Using Oral History for Social Justice Activism This proposed panel will present interactive oral history projects, based upon ongoing partnerships of scholars, activists and community organizations. All four presenters are the founders and Directors of these projects. All four projects - The Bronx African American History Project, The Seattle Civil Rights and Labor History Project, The Chicano/a Movement in Washington State History Project, and the Shirley Chisholm Project of Brooklyn Women’s Activism, 1945-to the Present - facilitated collaborations of professors, graduate and undergraduate students with community organizations and activists. The result has been unparalleled and unique data bases of archival materials and multi generational and multi racial oral history interviews.

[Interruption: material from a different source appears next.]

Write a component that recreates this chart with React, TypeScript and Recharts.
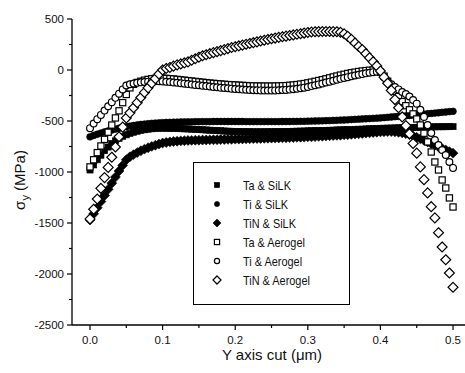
import React from 'react';
import { Line, LineChart, XAxis, YAxis } from 'recharts';

// sampling positions along the cut (um)
const xs = [
  0, 0.005, 0.01, 0.015, 0.02, 0.025, 0.03, 0.035, 0.04, 0.045,
  0.05, 0.055, 0.06, 0.065, 0.07, 0.075, 0.08, 0.085, 0.09, 0.095,
  0.1, 0.105, 0.11, 0.115, 0.12, 0.125, 0.13, 0.135, 0.14, 0.145,
  0.15, 0.155, 0.16, 0.165, 0.17, 0.175, 0.18, 0.185, 0.19, 0.195,
  0.2, 0.205, 0.21, 0.215, 0.22, 0.225, 0.23, 0.235, 0.24, 0.245,
  0.25, 0.255, 0.26, 0.265, 0.27, 0.275, 0.28, 0.285, 0.29, 0.295,
  0.3, 0.305, 0.31, 0.315, 0.32, 0.325, 0.33, 0.335, 0.34, 0.345,
  0.35, 0.355, 0.36, 0.365, 0.37, 0.375, 0.38, 0.385, 0.39, 0.395,
  0.4, 0.405, 0.41, 0.415, 0.42, 0.425, 0.43, 0.435, 0.44, 0.445,
  0.45, 0.455, 0.46, 0.465, 0.47, 0.475, 0.48, 0.485, 0.49, 0.495,
  0.5,
];

// sigma_y (MPa)
const taSilk = [
  -980, -930, -880, -835, -790, -755, -720, -695, -670, -650,
  -635, -622, -610, -600, -592, -586, -580, -576, -573, -571,
  -570, -571, -572, -573, -574, -575, -577, -578, -580, -582,
  -584, -586, -588, -590, -592, -594, -596, -598, -600, -601,
  -602, -603, -604, -605, -605, -606, -606, -606, -606, -605,
  -605, -604, -604, -603, -603, -602, -601, -600, -599, -598,
  -597, -596, -595, -594, -593, -592, -591, -590, -588, -587,
  -586, -585, -584, -582, -581, -580, -578, -577, -575, -574,
  -572, -571, -570, -569, -568, -567, -566, -565, -564, -563,
  -562, -561, -560, -559, -558, -557, -557, -556, -556, -555,
  -555,
];
const tiSilk = [
  -655, -642, -630, -618, -607, -597, -588, -579, -571, -563,
  -556, -550, -544, -539, -534, -530, -526, -523, -520, -518,
  -516, -514, -513, -512, -511, -510, -509, -508, -508, -507,
  -507, -506, -506, -506, -505, -505, -505, -505, -505, -505,
  -505, -505, -505, -506, -506, -506, -506, -506, -506, -506,
  -506, -506, -506, -505, -505, -505, -504, -504, -503, -503,
  -502, -501, -500, -499, -498, -497, -496, -494, -493, -491,
  -490, -488, -486, -484, -482, -480, -478, -476, -474, -472,
  -470, -467, -464, -461, -458, -455, -452, -449, -446, -443,
  -440, -436, -433, -429, -426, -422, -419, -415, -412, -408,
  -405,
];
const tinSilk = [
  -1470, -1410, -1350, -1290, -1230, -1170, -1110, -1050, -990, -935,
  -880, -850, -830, -810, -792, -776, -762, -749, -737, -726,
  -716, -710, -705, -701, -698, -695, -693, -691, -690, -689,
  -688, -687, -686, -685, -684, -683, -682, -681, -680, -679,
  -678, -677, -676, -675, -674, -673, -672, -671, -670, -669,
  -668, -667, -666, -665, -664, -663, -662, -660, -659, -658,
  -656, -655, -653, -651, -649, -647, -645, -643, -641, -639,
  -636, -634, -631, -628, -625, -622, -619, -616, -613, -610,
  -607, -605, -604, -604, -606, -610, -616, -624, -634, -646,
  -660, -675, -690, -706, -722, -738, -754, -770, -785, -800,
  -815,
];
const taAerogel = [
  -950, -880, -810, -745, -680, -610, -540, -470, -400, -320,
  -240, -175, -140, -122, -110, -100, -92, -86, -82, -80,
  -80, -82, -85, -88, -92, -96, -100, -104, -108, -112,
  -116, -120, -124, -128, -131, -134, -137, -140, -143, -145,
  -147, -149, -151, -153, -155, -156, -157, -158, -158, -158,
  -158, -157, -156, -155, -153, -150, -147, -143, -138, -133,
  -126, -119, -111, -103, -95, -86, -77, -68, -59, -50,
  -42, -34, -27, -21, -15, -10, -6, -2, 0, 2,
  -20, -60, -110, -160, -210, -260, -310, -350, -390, -430,
  -480, -539, -620, -705, -804, -902, -980, -1078, -1157, -1254,
  -1343,
];
const tiAerogel = [
  -570, -525, -482, -440, -398, -356, -315, -273, -232, -190,
  -152, -140, -132, -126, -121, -117, -114, -112, -111, -111,
  -112, -115, -118, -122, -126, -130, -134, -138, -142, -146,
  -150, -154, -158, -162, -166, -170, -174, -177, -180, -183,
  -186, -189, -192, -194, -196, -198, -199, -200, -201, -201,
  -201, -200, -199, -197, -195, -192, -188, -184, -179, -173,
  -166, -158, -150, -141, -132, -123, -114, -105, -96, -87,
  -78, -70, -62, -54, -47, -40, -33, -27, -21, -16,
  -20, -70, -115, -140, -166, -190, -215, -235, -260, -295,
  -330, -390, -460, -540, -617, -686, -735, -784, -833, -902,
  -960,
];
const tinAerogel = [
  -1460, -1365, -1265, -1160, -1055, -955, -855, -755, -655, -560,
  -470, -420, -370, -320, -270, -220, -175, -130, -85, -40,
  0, 15, 25, 38, 50, 60, 70, 80, 95, 110,
  125, 140, 150, 160, 170, 180, 190, 200, 210, 220,
  228, 236, 244, 252, 260, 268, 276, 284, 292, 299,
  306, 313, 320, 326, 332, 338, 344, 350, 356, 362,
  368, 372, 375, 376, 377, 377, 377, 376, 375, 370,
  355, 330, 300, 265, 230, 200, 160, 120, 80, 40,
  -10, -70, -130, -200, -290, -370, -460, -545, -625, -720,
  -815, -950, -1075, -1205, -1340, -1450, -1595, -1735, -1860, -1990,
  -2130,
];

const xTicks = [0, 0.05, 0.1, 0.15, 0.2, 0.25, 0.3, 0.35, 0.4, 0.45, 0.5];
const yTicks = [-2500, -2250, -2000, -1750, -1500, -1250, -1000, -750, -500, -250, 0, 250, 500];

type Kind = 'square' | 'circle' | 'diamond';

const seriesList: { key: string; name: string; values: number[]; kind: Kind; filled: boolean }[] = [
  { key: 'taSilk', name: 'Ta & SiLK', values: taSilk, kind: 'square', filled: true },
  { key: 'tiSilk', name: 'Ti & SiLK', values: tiSilk, kind: 'circle', filled: true },
  { key: 'tinSilk', name: 'TiN & SiLK', values: tinSilk, kind: 'diamond', filled: true },
  { key: 'taAerogel', name: 'Ta & Aerogel', values: taAerogel, kind: 'square', filled: false },
  { key: 'tiAerogel', name: 'Ti & Aerogel', values: tiAerogel, kind: 'circle', filled: false },
  { key: 'tinAerogel', name: 'TiN & Aerogel', values: tinAerogel, kind: 'diamond', filled: false },
];

const data = xs.map((x, i) => {
  const row: Record<string, number> = { x };
  seriesList.forEach((s) => {
    row[s.key] = s.values[i];
  });
  return row;
});

const FONT = '"Liberation Sans", Arial, sans-serif';

function Marker({ cx, cy, kind, filled, s }: { cx: number; cy: number; kind: Kind; filled: boolean; s: number }) {
  const fill = filled ? '#000' : '#fff';
  const sw = filled ? 0.6 : 1.2;
  if (kind === 'square') {
    return <rect x={cx - s / 2} y={cy - s / 2} width={s} height={s} fill={fill} stroke="#000" strokeWidth={sw} />;
  }
  if (kind === 'circle') {
    return <circle cx={cx} cy={cy} r={s / 2} fill={fill} stroke="#000" strokeWidth={sw} />;
  }
  const h = s * 0.62;
  return (
    <path
      d={`M${cx},${cy - h}L${cx + h},${cy}L${cx},${cy + h}L${cx - h},${cy}Z`}
      fill={fill}
      stroke="#000"
      strokeWidth={sw}
    />
  );
}

function XTick(props: any) {
  const { x, y, payload } = props;
  const v = payload.value as number;
  const major = Math.abs(v * 10 - Math.round(v * 10)) < 1e-6;
  return (
    <g>
      <line x1={x} y1={y} x2={x} y2={y + (major ? 5 : 3)} stroke="#000" strokeWidth={1.2} />
      {major && (
        <text x={x} y={y + 19} textAnchor="middle" fontSize={11.5} fontFamily={FONT} fill="#111">
          {v.toFixed(1)}
        </text>
      )}
    </g>
  );
}

function YTick(props: any) {
  const { x, y, payload } = props;
  const v = payload.value as number;
  const major = v % 500 === 0;
  return (
    <g>
      <line x1={x - (major ? 5 : 3)} y1={y} x2={x} y2={y} stroke="#000" strokeWidth={1.2} />
      {major && (
        <text x={x - 8} y={y + 4} textAnchor="end" fontSize={11.5} fontFamily={FONT} fill="#111">
          {v}
        </text>
      )}
    </g>
  );
}

const legendRows = [185, 204, 223, 242, 261, 280];

export default function App() {
  return (
    <div style={{ position: 'absolute', left: 0, top: 0, width: 465, height: 373, background: '#fff' }}>
      <LineChart width={465} height={373} data={data} margin={{ top: 19, right: 0, bottom: 0, left: 0 }}>
        <XAxis
          dataKey="x"
          type="number"
          domain={[-0.0248, 0.5165]}
          allowDataOverflow
          ticks={xTicks}
          interval={0}
          height={48}
          tickSize={0}
          tickMargin={0}
          tickLine={false}
          axisLine={{ stroke: '#000', strokeWidth: 1.3 }}
          tick={<XTick />}
        />
        <YAxis
          type="number"
          domain={[-2500, 500]}
          allowDataOverflow
          ticks={yTicks}
          interval={0}
          width={72}
          tickSize={0}
          tickMargin={0}
          tickLine={false}
          axisLine={{ stroke: '#000', strokeWidth: 1.3 }}
          tick={<YTick />}
        />
        {seriesList.map((s) => (
          <Line
            key={s.key}
            dataKey={s.key}
            name={s.name}
            stroke="none"
            isAnimationActive={false}
            activeDot={false}
            dot={(p: any) => (
              <Marker
                key={`${s.key}-${p.index}`}
                cx={p.cx}
                cy={p.cy}
                kind={s.kind}
                filled={s.filled}
                s={s.kind === 'diamond' ? 8 : s.kind === 'circle' ? 6.8 : 6.2}
              />
            )}
          />
        ))}
      </LineChart>
      <svg
        width={465}
        height={373}
        style={{ position: 'absolute', left: 0, top: 0, pointerEvents: 'none' }}
        fontFamily={FONT}
      >
        <text x={272} y={360} textAnchor="middle" fontSize={15} fill="#111">
          Y axis cut (μm)
        </text>
        <text transform="translate(25,180) rotate(-90)" textAnchor="middle" fontSize={15} fill="#111">
          σ<tspan fontSize={11} dy={4}>y</tspan>
          <tspan dy={-4}> (MPa)</tspan>
        </text>
        <rect x={193.5} y={162.5} width={156} height={142} fill="#fff" stroke="#000" strokeWidth={1} />
        {seriesList.map((s, i) => (
          <g key={s.key}>
            <Marker cx={217} cy={legendRows[i]} kind={s.kind} filled={s.filled} s={s.kind === 'diamond' ? 6.5 : 5.2} />
            <text
              transform={`translate(243,${legendRows[i] + 4.5}) scale(0.84,1)`}
              fontSize={13}
              fill="#111"
            >
              {s.name}
            </text>
          </g>
        ))}
      </svg>
    </div>
  );
}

The people interviewed bring to light and to life the voices, writings and other texts of people whose lives had hitherto been ignored or deemed by ‘professional’ archivists as not particularly important to the dominant historical narrative - Chicano activists in Yakima Washington, anti war activists working in G.I. Coffee houses in Tacoma Washington, a Bronx Korean War veteran, Shirley Chisholm’s best friend, secretary and hairdresser. All of their stories give new meanings to an understanding of history, and many of these individuals were participants in the making of history or creating community. All four projects challenge traditional assumptions about the preservation of historical materials.  Housing documents in private, semi public or inaccessible libraries, to be used by a select few, perpetuates the concept that some knowledge should be private. Furthermore, it perpetuates the idea that research and scholarship should be the province of a private and privileged group.  Historical documents and artifacts located in public places such as historical societies, public libraries, and of course the web,  breaks down these artificial barriers allowing all interested parties to read the material, And since all four Projects place their materials are put on the web, they are be accessible to all. All four panel presenters will talk about how their web based interactive oral history projects are exemplary cases of engaged scholarship; how these Projects transformed their own teaching; how these projects connected  students with the elders in their communities and finally, hoe these projects have lead to greater college-community partnerships and community revitalization.